Thanks to Dagny who found it. It appears to be the statue of "St John Nepomuk [another spelling] which stands at the center of the bridge, on the northern parapet. the nearby spot where the saint was thrown into the tirver is marked by a marble slab (not a 'plate') bearing a cross and five stars; the stars are said to have hovered over the spot where his body lay under water until it was retrieved. St John was drowned (1383) by order of Wenceslaus IV for refusing to reveal what the Queen had told him in confession. (I take this information from a note at the back of Robert Tracy's edition of Nina for the Oxford World classics paperback.)

Central scenes of Nina happen around these religious statues on the bridge.

To look at the picture brings home to me not only that the past is another country, but Trollope has attempted to portray a different culture from his own, very different. In North America he says he is attracted to Catholicism, but at the same time remarks that typically and in the present case (Quebec Canada) it seems that Catholics don't forge ahead economically the way Protestants do. Without having read Weber and Tawney, he is advocate of the thesis that Protestantism supports and encourages the capitalist work ethic. Of the religion itself he remarks:

"And yet [he thinks it a loss that in competition Catholics lose out economically against Protestants] I love their religion. There is something beautiful and almost divine in their faith and obedience of a true son of the Holy Mother. I sometimes fancy that I would fain be a Roman Catholic, -- if I could; as also I would often wish to be still a child, if that were possible."

In an earlier scenes of the book Trollope includes many details of visibilia in the city which testify to a numinous perception of reality -- or, to use the simple frank language Trollope is unashamed to use, a magical perception of reality that is thus attributed to the population as a whole. We have also had scenes in the synagogue. He knows this is more than a matter of picturesqueness, but a state of mind wihch he above associates with childhood: obedience to authority, belief in mystic stories and acting out ideas which have been attached to these mystic stories.

Since we've been talking about our own connections to this story, I'll mention another of my own.

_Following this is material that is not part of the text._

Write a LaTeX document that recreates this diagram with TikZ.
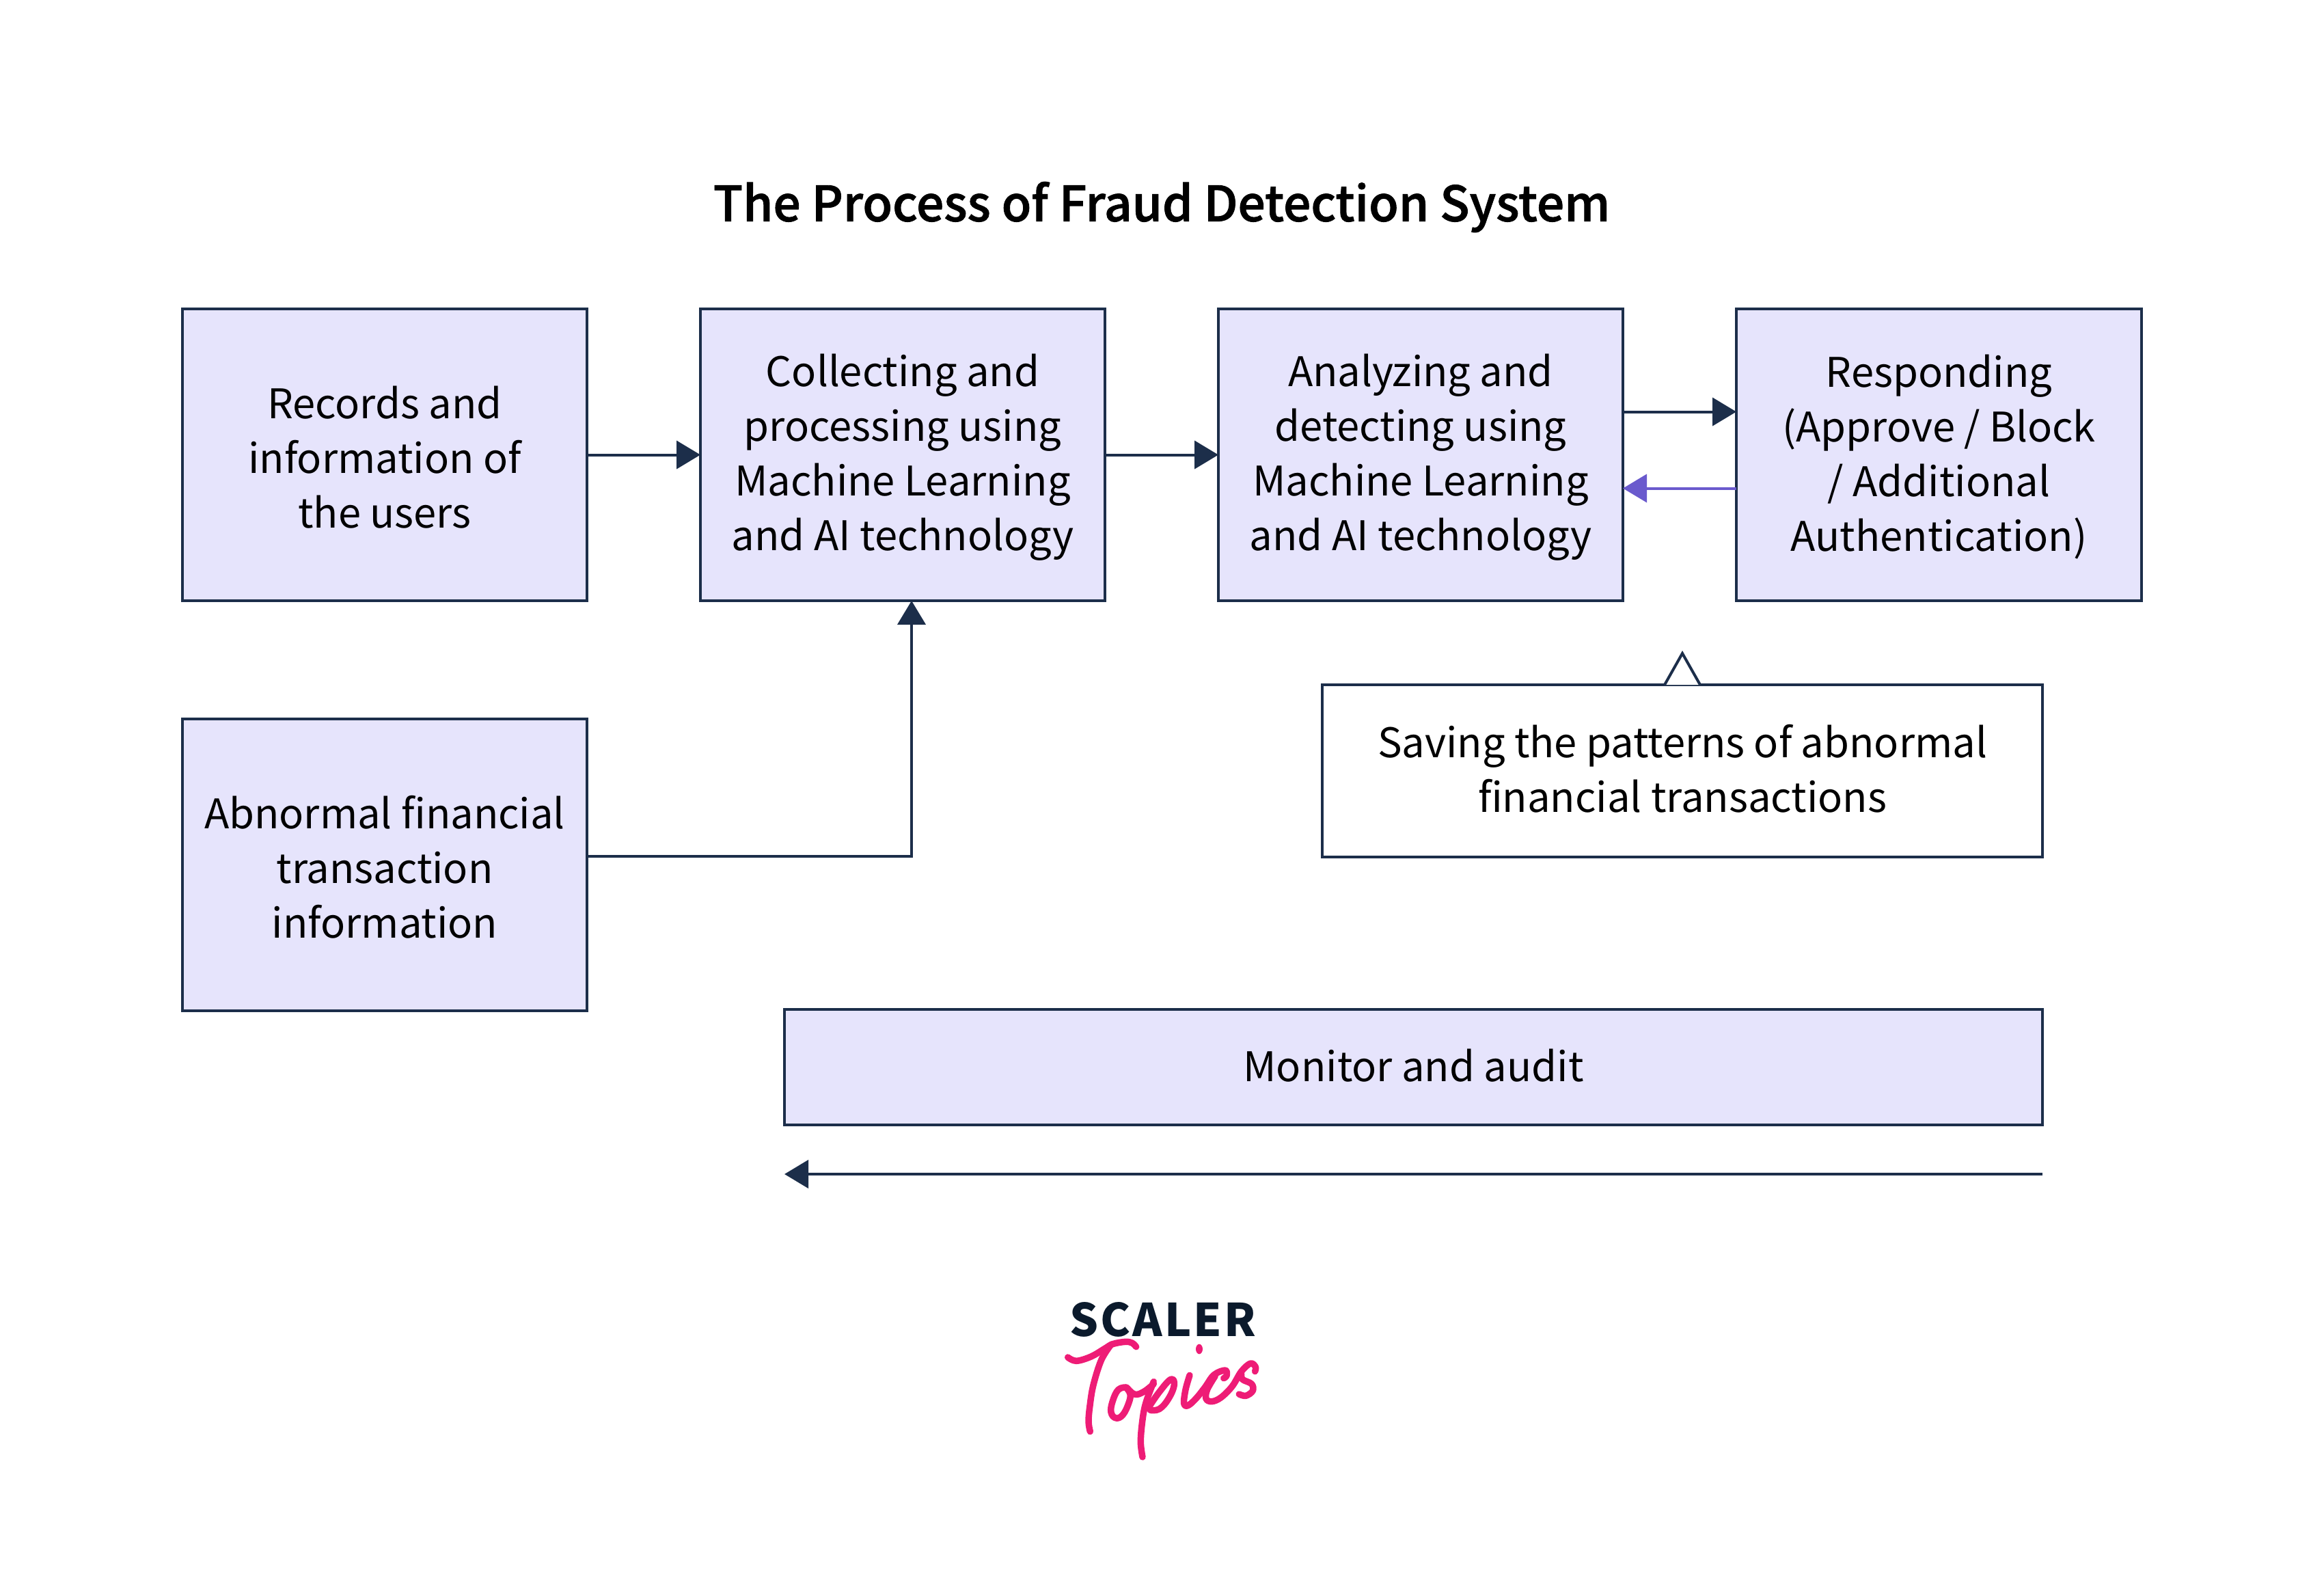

My father's mother was Polish Catholic and he told me more than once of when he was a boy of 8-9 accompanying her to a large Polish Catholic Church in NYC. He said he saw her get down on the ground and crawl up the space between seats to the altar and kiss statues. He said he was (I'm being frank) appalled; I suspect it must also have frightened him. Western European culture is secular, at least its public spaces are, and the criteria for behavior is experiential and emphasizes human dignity and individualism; it does not worship authority at all -- or only authority which seems to have earned power and even this can be taken away if the authority abuses it. When I look at this photo of this statue, I remember this story my father told me and wonder about the atmosphere surrounding it in the 19th century as well as today. I don't myself find it picturesque. It's alien. I find myself thinking that it's not a surprize communism as a belief system (not simply an economic arrangement) couldn't go very deeply into the hearts or minds of the population at large. I also think about nationalisms in Eastern Europe and intolerance and how these link up to religious beliefs.

It's an interesting picture to evoke thought. It might be more romantic had the day been less bright and sunny when the photo was taken.